Goal :: Repeat, exactly and only, the lines from the beginning of the data through the line with "const pbDSNotes = ['a', 'a', 'a', '<LD', 'a', 'b', 'a', 'bc']". Pictures are left out.

Data extract ::
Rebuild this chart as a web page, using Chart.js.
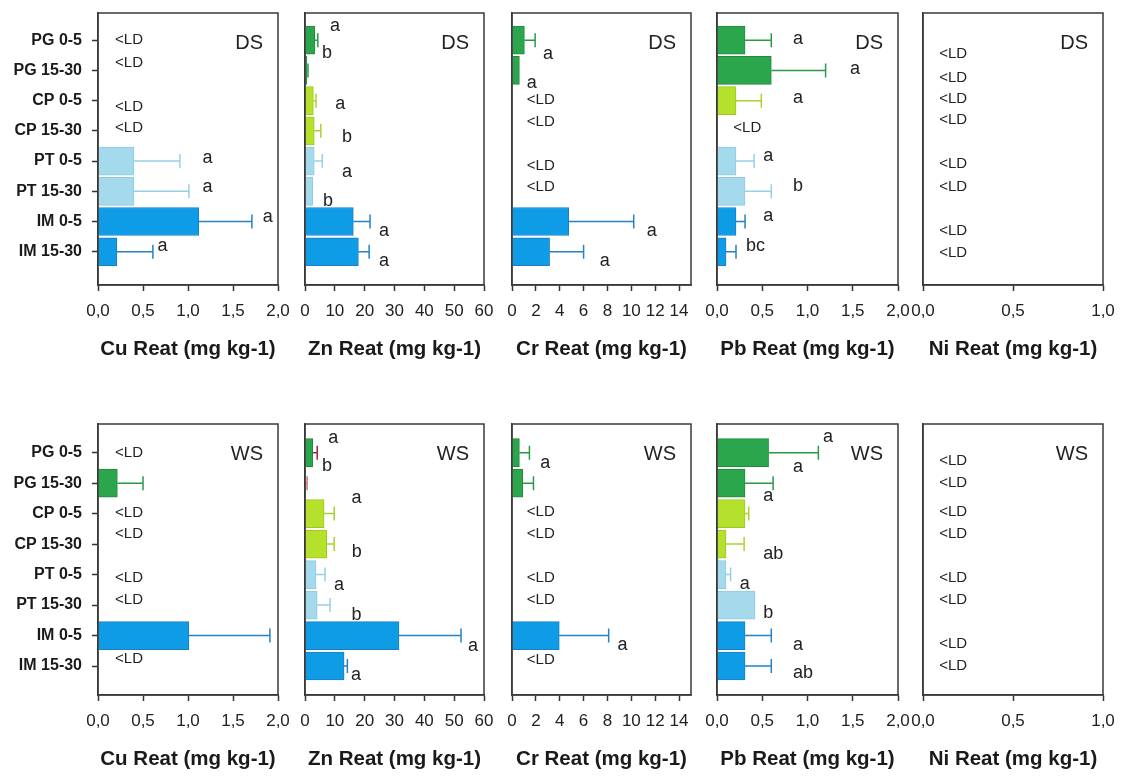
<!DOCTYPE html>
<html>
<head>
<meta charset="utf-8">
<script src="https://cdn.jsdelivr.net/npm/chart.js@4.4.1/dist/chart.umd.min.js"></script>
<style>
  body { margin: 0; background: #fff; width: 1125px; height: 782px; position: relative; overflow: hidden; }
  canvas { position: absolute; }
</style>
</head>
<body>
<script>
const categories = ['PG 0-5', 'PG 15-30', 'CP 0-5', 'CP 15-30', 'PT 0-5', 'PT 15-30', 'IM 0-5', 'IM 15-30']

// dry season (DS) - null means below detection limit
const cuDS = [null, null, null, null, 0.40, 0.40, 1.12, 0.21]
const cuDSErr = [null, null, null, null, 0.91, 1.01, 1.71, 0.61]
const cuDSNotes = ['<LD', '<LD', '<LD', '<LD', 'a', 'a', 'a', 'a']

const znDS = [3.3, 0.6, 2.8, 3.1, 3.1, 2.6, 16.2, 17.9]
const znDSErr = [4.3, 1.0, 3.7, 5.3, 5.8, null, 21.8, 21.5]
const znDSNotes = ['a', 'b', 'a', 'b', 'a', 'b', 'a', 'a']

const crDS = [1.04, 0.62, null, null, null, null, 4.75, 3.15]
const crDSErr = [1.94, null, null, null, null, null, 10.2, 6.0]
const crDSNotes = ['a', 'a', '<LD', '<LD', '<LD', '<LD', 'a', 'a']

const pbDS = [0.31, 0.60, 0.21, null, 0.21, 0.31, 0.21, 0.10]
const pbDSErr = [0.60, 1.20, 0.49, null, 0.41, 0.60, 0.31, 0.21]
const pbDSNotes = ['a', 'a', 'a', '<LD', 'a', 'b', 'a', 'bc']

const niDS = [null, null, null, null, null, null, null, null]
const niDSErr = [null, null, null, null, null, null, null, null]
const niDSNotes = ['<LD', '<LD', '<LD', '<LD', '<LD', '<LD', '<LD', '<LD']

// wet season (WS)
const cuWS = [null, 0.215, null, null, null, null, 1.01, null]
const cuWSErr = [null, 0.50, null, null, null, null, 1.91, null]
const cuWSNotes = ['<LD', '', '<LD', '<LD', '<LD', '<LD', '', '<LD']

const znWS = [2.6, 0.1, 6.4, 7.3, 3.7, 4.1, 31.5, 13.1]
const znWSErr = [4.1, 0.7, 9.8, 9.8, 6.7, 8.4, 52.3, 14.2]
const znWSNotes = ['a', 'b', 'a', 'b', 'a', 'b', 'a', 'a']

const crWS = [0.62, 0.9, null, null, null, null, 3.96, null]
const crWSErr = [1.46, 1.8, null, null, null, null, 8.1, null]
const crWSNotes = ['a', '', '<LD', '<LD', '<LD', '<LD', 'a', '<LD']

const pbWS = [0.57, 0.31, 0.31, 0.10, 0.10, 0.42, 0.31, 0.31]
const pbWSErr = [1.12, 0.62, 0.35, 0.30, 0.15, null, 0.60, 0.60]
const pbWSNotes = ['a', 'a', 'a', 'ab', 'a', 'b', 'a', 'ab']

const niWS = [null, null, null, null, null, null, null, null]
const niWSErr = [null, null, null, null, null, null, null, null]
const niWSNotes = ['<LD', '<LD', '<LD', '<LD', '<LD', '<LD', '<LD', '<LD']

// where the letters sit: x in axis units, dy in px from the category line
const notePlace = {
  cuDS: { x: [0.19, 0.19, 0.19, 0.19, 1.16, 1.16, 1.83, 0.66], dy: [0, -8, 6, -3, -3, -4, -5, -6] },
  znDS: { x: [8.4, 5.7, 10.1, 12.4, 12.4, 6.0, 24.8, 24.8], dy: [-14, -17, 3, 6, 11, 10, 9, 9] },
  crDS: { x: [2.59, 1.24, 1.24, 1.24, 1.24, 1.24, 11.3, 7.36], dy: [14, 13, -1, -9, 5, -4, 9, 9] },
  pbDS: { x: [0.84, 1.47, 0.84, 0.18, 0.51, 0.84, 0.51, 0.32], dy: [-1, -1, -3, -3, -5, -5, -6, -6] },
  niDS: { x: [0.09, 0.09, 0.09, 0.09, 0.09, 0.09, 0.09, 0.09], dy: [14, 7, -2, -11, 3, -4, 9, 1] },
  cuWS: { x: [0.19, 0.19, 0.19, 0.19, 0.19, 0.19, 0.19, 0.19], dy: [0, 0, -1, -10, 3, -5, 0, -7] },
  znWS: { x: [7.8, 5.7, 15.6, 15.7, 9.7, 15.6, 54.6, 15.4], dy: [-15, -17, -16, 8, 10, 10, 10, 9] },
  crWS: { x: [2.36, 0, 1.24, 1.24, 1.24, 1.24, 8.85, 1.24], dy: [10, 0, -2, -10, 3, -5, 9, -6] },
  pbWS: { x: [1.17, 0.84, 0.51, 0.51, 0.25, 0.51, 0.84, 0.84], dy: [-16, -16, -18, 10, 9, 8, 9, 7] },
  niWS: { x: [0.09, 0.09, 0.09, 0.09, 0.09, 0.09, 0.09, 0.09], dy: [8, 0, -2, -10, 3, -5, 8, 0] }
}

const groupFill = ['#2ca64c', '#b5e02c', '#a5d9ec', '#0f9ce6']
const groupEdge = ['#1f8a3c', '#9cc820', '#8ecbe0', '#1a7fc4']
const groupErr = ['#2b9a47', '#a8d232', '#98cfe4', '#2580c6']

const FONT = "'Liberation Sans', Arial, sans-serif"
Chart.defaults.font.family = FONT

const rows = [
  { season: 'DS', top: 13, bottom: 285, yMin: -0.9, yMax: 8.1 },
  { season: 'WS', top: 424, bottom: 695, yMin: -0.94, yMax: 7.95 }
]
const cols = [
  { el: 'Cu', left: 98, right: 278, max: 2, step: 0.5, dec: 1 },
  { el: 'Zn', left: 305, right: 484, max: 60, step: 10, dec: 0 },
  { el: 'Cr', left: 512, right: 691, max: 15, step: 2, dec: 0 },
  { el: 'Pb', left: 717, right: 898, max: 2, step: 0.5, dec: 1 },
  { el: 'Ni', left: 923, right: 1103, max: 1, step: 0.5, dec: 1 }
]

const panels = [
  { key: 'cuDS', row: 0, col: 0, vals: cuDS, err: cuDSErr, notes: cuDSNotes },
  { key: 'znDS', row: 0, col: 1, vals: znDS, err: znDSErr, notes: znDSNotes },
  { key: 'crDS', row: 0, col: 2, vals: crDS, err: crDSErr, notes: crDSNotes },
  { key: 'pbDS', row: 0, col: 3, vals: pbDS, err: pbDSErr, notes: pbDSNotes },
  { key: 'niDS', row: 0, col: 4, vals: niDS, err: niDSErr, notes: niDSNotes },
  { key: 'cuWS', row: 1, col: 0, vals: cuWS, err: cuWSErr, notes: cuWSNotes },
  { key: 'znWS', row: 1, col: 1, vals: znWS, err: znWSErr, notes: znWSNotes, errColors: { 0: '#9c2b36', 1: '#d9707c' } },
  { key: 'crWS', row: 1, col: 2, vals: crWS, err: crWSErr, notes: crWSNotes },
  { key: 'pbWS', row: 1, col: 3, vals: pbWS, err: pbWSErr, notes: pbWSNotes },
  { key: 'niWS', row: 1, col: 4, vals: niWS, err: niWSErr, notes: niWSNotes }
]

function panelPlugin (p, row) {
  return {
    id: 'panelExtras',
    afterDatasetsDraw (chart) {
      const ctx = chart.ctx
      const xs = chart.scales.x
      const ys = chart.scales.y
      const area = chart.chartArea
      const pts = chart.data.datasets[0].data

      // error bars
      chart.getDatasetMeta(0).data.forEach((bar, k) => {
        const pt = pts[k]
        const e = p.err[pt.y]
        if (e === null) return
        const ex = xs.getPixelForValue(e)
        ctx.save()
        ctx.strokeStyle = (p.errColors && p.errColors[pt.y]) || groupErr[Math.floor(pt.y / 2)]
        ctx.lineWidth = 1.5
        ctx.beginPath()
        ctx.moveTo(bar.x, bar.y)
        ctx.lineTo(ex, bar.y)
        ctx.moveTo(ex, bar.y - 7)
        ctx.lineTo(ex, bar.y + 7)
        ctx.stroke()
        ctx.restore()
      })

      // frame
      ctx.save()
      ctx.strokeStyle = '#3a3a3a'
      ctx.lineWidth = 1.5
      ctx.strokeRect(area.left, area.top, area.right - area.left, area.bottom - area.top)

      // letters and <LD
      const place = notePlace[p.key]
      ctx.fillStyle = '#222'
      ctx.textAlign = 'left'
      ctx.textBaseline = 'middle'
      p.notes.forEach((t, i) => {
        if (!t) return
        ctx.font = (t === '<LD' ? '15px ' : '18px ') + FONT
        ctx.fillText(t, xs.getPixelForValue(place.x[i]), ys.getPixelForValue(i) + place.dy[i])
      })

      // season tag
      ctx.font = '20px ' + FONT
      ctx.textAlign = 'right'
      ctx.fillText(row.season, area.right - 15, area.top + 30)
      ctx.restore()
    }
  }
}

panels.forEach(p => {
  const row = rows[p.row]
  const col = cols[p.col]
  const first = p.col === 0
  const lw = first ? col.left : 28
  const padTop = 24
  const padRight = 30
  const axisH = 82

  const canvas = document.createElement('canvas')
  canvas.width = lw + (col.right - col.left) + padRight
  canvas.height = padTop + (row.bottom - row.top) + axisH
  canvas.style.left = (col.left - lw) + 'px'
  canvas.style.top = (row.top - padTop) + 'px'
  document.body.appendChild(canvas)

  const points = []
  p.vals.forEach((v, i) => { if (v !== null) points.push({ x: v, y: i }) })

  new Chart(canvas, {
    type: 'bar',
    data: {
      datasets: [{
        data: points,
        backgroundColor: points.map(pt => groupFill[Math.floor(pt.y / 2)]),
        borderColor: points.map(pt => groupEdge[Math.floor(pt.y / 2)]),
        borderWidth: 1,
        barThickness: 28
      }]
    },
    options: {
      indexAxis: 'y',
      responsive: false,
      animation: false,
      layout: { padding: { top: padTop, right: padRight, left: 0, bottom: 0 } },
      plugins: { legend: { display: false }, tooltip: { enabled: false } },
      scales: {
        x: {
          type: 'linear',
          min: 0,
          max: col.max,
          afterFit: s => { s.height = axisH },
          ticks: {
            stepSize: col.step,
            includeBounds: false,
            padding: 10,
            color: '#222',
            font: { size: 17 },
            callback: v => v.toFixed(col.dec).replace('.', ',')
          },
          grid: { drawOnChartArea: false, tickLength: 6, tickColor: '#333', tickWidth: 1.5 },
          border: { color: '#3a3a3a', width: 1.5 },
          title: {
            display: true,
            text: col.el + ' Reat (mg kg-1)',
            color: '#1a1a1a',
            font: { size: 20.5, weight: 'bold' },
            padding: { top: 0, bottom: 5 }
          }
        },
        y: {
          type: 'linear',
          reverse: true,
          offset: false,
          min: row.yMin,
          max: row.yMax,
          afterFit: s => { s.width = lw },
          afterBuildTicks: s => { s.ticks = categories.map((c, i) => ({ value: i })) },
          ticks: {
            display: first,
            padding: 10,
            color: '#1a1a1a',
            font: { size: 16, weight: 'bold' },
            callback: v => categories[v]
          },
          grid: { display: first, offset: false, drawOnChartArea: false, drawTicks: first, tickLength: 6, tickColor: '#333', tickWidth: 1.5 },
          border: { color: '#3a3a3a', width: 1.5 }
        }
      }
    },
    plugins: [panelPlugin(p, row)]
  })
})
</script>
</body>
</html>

The response ::
Rebuild this chart as a web page, using Chart.js.
<!DOCTYPE html>
<html>
<head>
<meta charset="utf-8">
<script src="https://cdn.jsdelivr.net/npm/chart.js@4.4.1/dist/chart.umd.min.js"></script>
<style>
  body { margin: 0; background: #fff; width: 1125px; height: 782px; position: relative; overflow: hidden; }
  canvas { position: absolute; }
</style>
</head>
<body>
<script>
const categories = ['PG 0-5', 'PG 15-30', 'CP 0-5', 'CP 15-30', 'PT 0-5', 'PT 15-30', 'IM 0-5', 'IM 15-30']

// dry season (DS) - null means below detection limit
const cuDS = [null, null, null, null, 0.40, 0.40, 1.12, 0.21]
const cuDSErr = [null, null, null, null, 0.91, 1.01, 1.71, 0.61]
const cuDSNotes = ['<LD', '<LD', '<LD', '<LD', 'a', 'a', 'a', 'a']

const znDS = [3.3, 0.6, 2.8, 3.1, 3.1, 2.6, 16.2, 17.9]
const znDSErr = [4.3, 1.0, 3.7, 5.3, 5.8, null, 21.8, 21.5]
const znDSNotes = ['a', 'b', 'a', 'b', 'a', 'b', 'a', 'a']

const crDS = [1.04, 0.62, null, null, null, null, 4.75, 3.15]
const crDSErr = [1.94, null, null, null, null, null, 10.2, 6.0]
const crDSNotes = ['a', 'a', '<LD', '<LD', '<LD', '<LD', 'a', 'a']

const pbDS = [0.31, 0.60, 0.21, null, 0.21, 0.31, 0.21, 0.10]
const pbDSErr = [0.60, 1.20, 0.49, null, 0.41, 0.60, 0.31, 0.21]
const pbDSNotes = ['a', 'a', 'a', '<LD', 'a', 'b', 'a', 'bc']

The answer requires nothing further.